### Given information

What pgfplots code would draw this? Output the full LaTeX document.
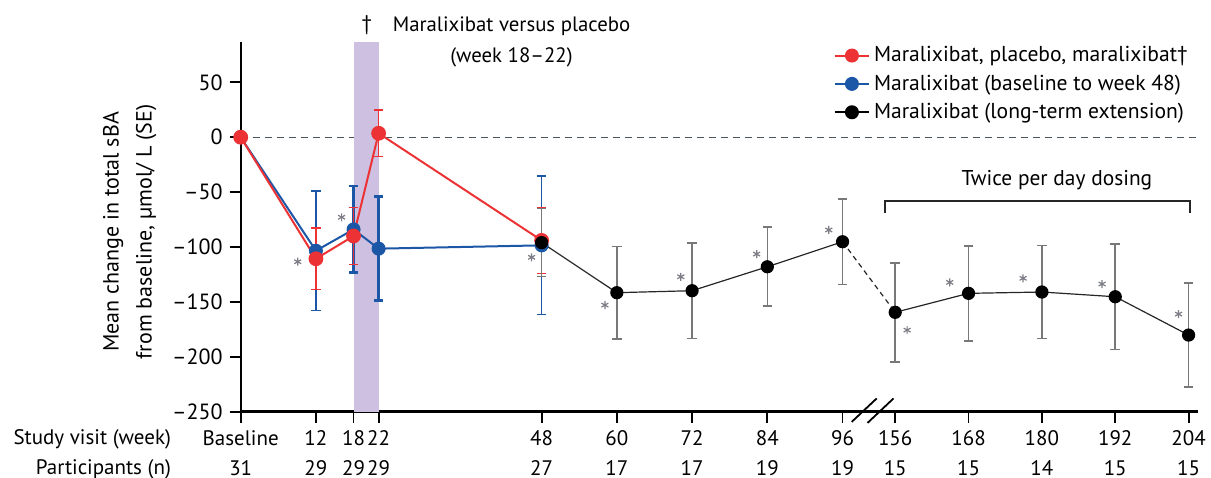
\documentclass[border=0pt]{standalone}
\usepackage{fontspec}
\setmainfont{PT Sans}
\usepackage{pgfplots}
\pgfplotsset{compat=1.18}
\definecolor{redL}{RGB}{236,50,52}
\definecolor{blueL}{RGB}{28,86,166}
\definecolor{band}{RGB}{206,192,224}
\definecolor{zeroline}{RGB}{75,85,95}
\definecolor{astc}{RGB}{125,125,135}
\definecolor{ebgray}{RGB}{120,120,120}
\begin{document}
\begin{tikzpicture}
\useasboundingbox (-120.35pt,-32.65pt) rectangle (485.15pt,205.85pt);
\begin{axis}[
  anchor=south west, at={(0,0)},
  scale only axis, width=478.65pt, height=185pt,
  xmin=0, xmax=152.7, ymin=-250, ymax=87,
  clip=false,
  axis x line*=bottom, axis y line*=left,
  x axis line style={line width=1.4pt,-},
  y axis line style={line width=0.9pt,-},
  tick align=outside, major tick length=5.5pt,
  tick style={line width=0.9pt, black},
  xtick={0,12,18,22,48,60,72,84,96,104.4,116.1,127.8,139.5,151.2},
  xticklabels={{\strut Baseline\\31},{\strut 12\\29},{\strut 18\\29},{\strut 22\\29},{\strut 48\\27},{\strut 60\\17},{\strut 72\\17},{\strut 84\\19},{\strut 96\\19},{\strut 156\\15},{\strut 168\\15},{\strut 180\\14},{\strut 192\\15},{\strut 204\\15}},
  xticklabel style={align=center, font=\fontsize{10.5}{15}\selectfont, yshift=2.6pt},
  ytick={-250,-200,-150,-100,-50,0,50},
  yticklabels={–250,–200,–150,–100,–50,0,50},
  yticklabel style={font=\fontsize{11}{13}\selectfont},
  /pgf/number format/assume math mode=true,
  ylabel={Mean change in total sBA\\from baseline, µmol/ L (SE)},
  ylabel style={at={(axis description cs:-0.116,0.486)}, anchor=center, align=center, font=\fontsize{11}{16.5}\selectfont},
  legend style={draw=none, fill=none, at={(axis description cs:1.0,1.01)}, anchor=north east, font=\fontsize{10.8}{14}\selectfont, row sep=1pt, cells={anchor=west}},
]
\addlegendimage{redL, line width=1pt, mark=*, mark size=3pt}
\addlegendentry{Maralixibat, placebo, maralixibat†}
\addlegendimage{blueL, line width=1pt, mark=*, mark size=3pt}
\addlegendentry{Maralixibat (baseline to week 48)}
\addlegendimage{black, line width=1pt, mark=*, mark size=3pt}
\addlegendentry{Maralixibat (long-term extension)}

% zero line
\addplot[zeroline, line width=0.7pt, dash pattern=on 3.5pt off 2.5pt, forget plot] coordinates {(0,0) (152.7,0)};
% week 18-22 band
\addplot[fill=band, draw=none, forget plot] coordinates {(18,-250) (18,87) (22,87) (22,-250)} -- cycle;

% blue series
\addplot[blueL, line width=1pt, mark=*, mark size=3pt, forget plot,
  error bars/.cd, y dir=both, y explicit,
  error bar style={line width=0.8pt}, error mark options={rotate=90, mark size=2.4pt, line width=0.8pt}]
  coordinates {(0,0) (12,-103.4) +- (0,54.5) (18,-84) (22,-101.5) (48,-98.5) +- (0,63)};
\addplot[draw=none, mark=none, forget plot,
  error bars/.cd, y dir=both, y explicit,
  error bar style={draw=blueL, line width=1.4pt}, error mark options={rotate=90, draw=blueL, mark size=2.4pt, line width=1.4pt}]
  coordinates {(18,-84) +- (0,39.5) (22,-101.5) +- (0,47.5)};

% red series
\addplot[redL, line width=1pt, mark=*, mark size=3.2pt, forget plot,
  error bars/.cd, y dir=both, y explicit,
  error bar style={line width=0.8pt}, error mark options={rotate=90, mark size=2.4pt, line width=0.8pt}]
  coordinates {(0,0) (12,-110.7) +- (0,28) (18,-90) +- (0,26) (22,3.6) +- (0,21) (48,-94) +- (0,30)};

% black series
\addplot[black!85, line width=0.6pt, dash pattern=on 2.5pt off 2pt, forget plot] coordinates {(96,-95.2) (104.4,-159.5)};
\addplot[black!85, line width=0.6pt, mark=*, mark size=3pt, mark options={black, fill=black}, forget plot,
  error bars/.cd, y dir=both, y explicit,
  error bar style={ebgray, line width=0.8pt}, error mark options={rotate=90, ebgray, mark size=2.4pt, line width=0.8pt}]
  coordinates {(48,-96) +- (0,31) (60,-141.6) +- (0,42) (72,-139.8) +- (0,43.4) (84,-118) +- (0,36) (96,-95.2) +- (0,39)};
\addplot[black!85, line width=0.6pt, mark=*, mark size=3pt, mark options={black, fill=black}, forget plot,
  error bars/.cd, y dir=both, y explicit,
  error bar style={ebgray, line width=0.8pt}, error mark options={rotate=90, ebgray, mark size=2.4pt, line width=0.8pt}]
  coordinates {(104.4,-159.5) +- (0,45) (116.1,-142.2) +- (0,43.3) (127.8,-141) +- (0,42.5) (139.5,-145.3) +- (0,48.2) (151.2,-180.2) +- (0,47.5)};

% significance asterisks
\addplot[only marks, mark=asterisk, mark size=2pt, astc, line width=0.6pt, forget plot] coordinates {
  (9.1,-113.4) (16.1,-72.9) (46.4,-109.4) (58.1,-152.9) (70.2,-127.1) (82.3,-106.4)
  (93.8,-84.5) (106.3,-175.7) (113.1,-132.2) (124.8,-128.5) (137.4,-133.7) (149.6,-161.1)};

% axis break
\addplot[black, line width=0.9pt, forget plot] coordinates {(97.46,-259.3) (101.45,-237.9)};
\addplot[black, line width=0.9pt, forget plot] coordinates {(99.99,-260.2) (104.14,-237.9)};

% twice-daily bracket
\addplot[black!85, line width=0.8pt, forget plot] coordinates {(102.8,-69.3) (102.8,-58.1) (151.4,-58.1) (151.4,-69.3)};
\node[font=\fontsize{10.7}{14}\selectfont] at (axis cs:130.2,-38.9) {Twice per day dosing};

% placebo window annotation
\node[font=\fontsize{10.6}{14}\selectfont] at (axis cs:20.1,102.4) {†};
\node[align=center, font=\fontsize{10.4}{15.5}\selectfont] at (axis cs:43.2,86.4) {Maralixibat versus placebo\\(week 18–22)};
\end{axis}
\node[anchor=base east, font=\fontsize{10.5}{15}\selectfont] at (-31.35pt,-16.6pt) {Study visit (week\hbox{)}};
\node[anchor=base east, font=\fontsize{10.5}{15}\selectfont] at (-31.35pt,-31.3pt) {Participants (n)};
\end{tikzpicture}
\end{document}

### Task objective
Keep the pictures out of the copy and return the rest of the data above exactly.

### Answer
What pgfplots code would draw this? Output the full LaTeX document.
\documentclass[border=0pt]{standalone}
\usepackage{fontspec}
\setmainfont{PT Sans}
\usepackage{pgfplots}
\pgfplotsset{compat=1.18}
\definecolor{redL}{RGB}{236,50,52}
\definecolor{blueL}{RGB}{28,86,166}
\definecolor{band}{RGB}{206,192,224}
\definecolor{zeroline}{RGB}{75,85,95}
\definecolor{astc}{RGB}{125,125,135}
\definecolor{ebgray}{RGB}{120,120,120}
\begin{document}
\begin{tikzpicture}
\useasboundingbox (-120.35pt,-32.65pt) rectangle (485.15pt,205.85pt);
\begin{axis}[
  anchor=south west, at={(0,0)},
  scale only axis, width=478.65pt, height=185pt,
  xmin=0, xmax=152.7, ymin=-250, ymax=87,
  clip=false,
  axis x line*=bottom, axis y line*=left,
  x axis line style={line width=1.4pt,-},
  y axis line style={line width=0.9pt,-},
  tick align=outside, major tick length=5.5pt,
  tick style={line width=0.9pt, black},
  xtick={0,12,18,22,48,60,72,84,96,104.4,116.1,127.8,139.5,151.2},
  xticklabels={{\strut Baseline\\31},{\strut 12\\29},{\strut 18\\29},{\strut 22\\29},{\strut 48\\27},{\strut 60\\17},{\strut 72\\17},{\strut 84\\19},{\strut 96\\19},{\strut 156\\15},{\strut 168\\15},{\strut 180\\14},{\strut 192\\15},{\strut 204\\15}},
  xticklabel style={align=center, font=\fontsize{10.5}{15}\selectfont, yshift=2.6pt},
  ytick={-250,-200,-150,-100,-50,0,50},
  yticklabels={–250,–200,–150,–100,–50,0,50},
  yticklabel style={font=\fontsize{11}{13}\selectfont},
  /pgf/number format/assume math mode=true,
  ylabel={Mean change in total sBA\\from baseline, µmol/ L (SE)},
  ylabel style={at={(axis description cs:-0.116,0.486)}, anchor=center, align=center, font=\fontsize{11}{16.5}\selectfont},
  legend style={draw=none, fill=none, at={(axis description cs:1.0,1.01)}, anchor=north east, font=\fontsize{10.8}{14}\selectfont, row sep=1pt, cells={anchor=west}},
]
\addlegendimage{redL, line width=1pt, mark=*, mark size=3pt}
\addlegendentry{Maralixibat, placebo, maralixibat†}
\addlegendimage{blueL, line width=1pt, mark=*, mark size=3pt}
\addlegendentry{Maralixibat (baseline to week 48)}
\addlegendimage{black, line width=1pt, mark=*, mark size=3pt}
\addlegendentry{Maralixibat (long-term extension)}

% zero line
\addplot[zeroline, line width=0.7pt, dash pattern=on 3.5pt off 2.5pt, forget plot] coordinates {(0,0) (152.7,0)};
% week 18-22 band
\addplot[fill=band, draw=none, forget plot] coordinates {(18,-250) (18,87) (22,87) (22,-250)} -- cycle;

% blue series
\addplot[blueL, line width=1pt, mark=*, mark size=3pt, forget plot,
  error bars/.cd, y dir=both, y explicit,
  error bar style={line width=0.8pt}, error mark options={rotate=90, mark size=2.4pt, line width=0.8pt}]
  coordinates {(0,0) (12,-103.4) +- (0,54.5) (18,-84) (22,-101.5) (48,-98.5) +- (0,63)};
\addplot[draw=none, mark=none, forget plot,
  error bars/.cd, y dir=both, y explicit,
  error bar style={draw=blueL, line width=1.4pt}, error mark options={rotate=90, draw=blueL, mark size=2.4pt, line width=1.4pt}]
  coordinates {(18,-84) +- (0,39.5) (22,-101.5) +- (0,47.5)};

% red series
\addplot[redL, line width=1pt, mark=*, mark size=3.2pt, forget plot,
  error bars/.cd, y dir=both, y explicit,
  error bar style={line width=0.8pt}, error mark options={rotate=90, mark size=2.4pt, line width=0.8pt}]
  coordinates {(0,0) (12,-110.7) +- (0,28) (18,-90) +- (0,26) (22,3.6) +- (0,21) (48,-94) +- (0,30)};

% black series
\addplot[black!85, line width=0.6pt, dash pattern=on 2.5pt off 2pt, forget plot] coordinates {(96,-95.2) (104.4,-159.5)};
\addplot[black!85, line width=0.6pt, mark=*, mark size=3pt, mark options={black, fill=black}, forget plot,
  error bars/.cd, y dir=both, y explicit,
  error bar style={ebgray, line width=0.8pt}, error mark options={rotate=90, ebgray, mark size=2.4pt, line width=0.8pt}]
  coordinates {(48,-96) +- (0,31) (60,-141.6) +- (0,42) (72,-139.8) +- (0,43.4) (84,-118) +- (0,36) (96,-95.2) +- (0,39)};
\addplot[black!85, line width=0.6pt, mark=*, mark size=3pt, mark options={black, fill=black}, forget plot,
  error bars/.cd, y dir=both, y explicit,
  error bar style={ebgray, line width=0.8pt}, error mark options={rotate=90, ebgray, mark size=2.4pt, line width=0.8pt}]
  coordinates {(104.4,-159.5) +- (0,45) (116.1,-142.2) +- (0,43.3) (127.8,-141) +- (0,42.5) (139.5,-145.3) +- (0,48.2) (151.2,-180.2) +- (0,47.5)};

% significance asterisks
\addplot[only marks, mark=asterisk, mark size=2pt, astc, line width=0.6pt, forget plot] coordinates {
  (9.1,-113.4) (16.1,-72.9) (46.4,-109.4) (58.1,-152.9) (70.2,-127.1) (82.3,-106.4)
  (93.8,-84.5) (106.3,-175.7) (113.1,-132.2) (124.8,-128.5) (137.4,-133.7) (149.6,-161.1)};

% axis break
\addplot[black, line width=0.9pt, forget plot] coordinates {(97.46,-259.3) (101.45,-237.9)};
\addplot[black, line width=0.9pt, forget plot] coordinates {(99.99,-260.2) (104.14,-237.9)};

% twice-daily bracket
\addplot[black!85, line width=0.8pt, forget plot] coordinates {(102.8,-69.3) (102.8,-58.1) (151.4,-58.1) (151.4,-69.3)};
\node[font=\fontsize{10.7}{14}\selectfont] at (axis cs:130.2,-38.9) {Twice per day dosing};

% placebo window annotation
\node[font=\fontsize{10.6}{14}\selectfont] at (axis cs:20.1,102.4) {†};
\node[align=center, font=\fontsize{10.4}{15.5}\selectfont] at (axis cs:43.2,86.4) {Maralixibat versus placebo\\(week 18–22)};
\end{axis}
\node[anchor=base east, font=\fontsize{10.5}{15}\selectfont] at (-31.35pt,-16.6pt) {Study visit (week\hbox{)}};
\node[anchor=base east, font=\fontsize{10.5}{15}\selectfont] at (-31.35pt,-31.3pt) {Participants (n)};
\end{tikzpicture}
\end{document}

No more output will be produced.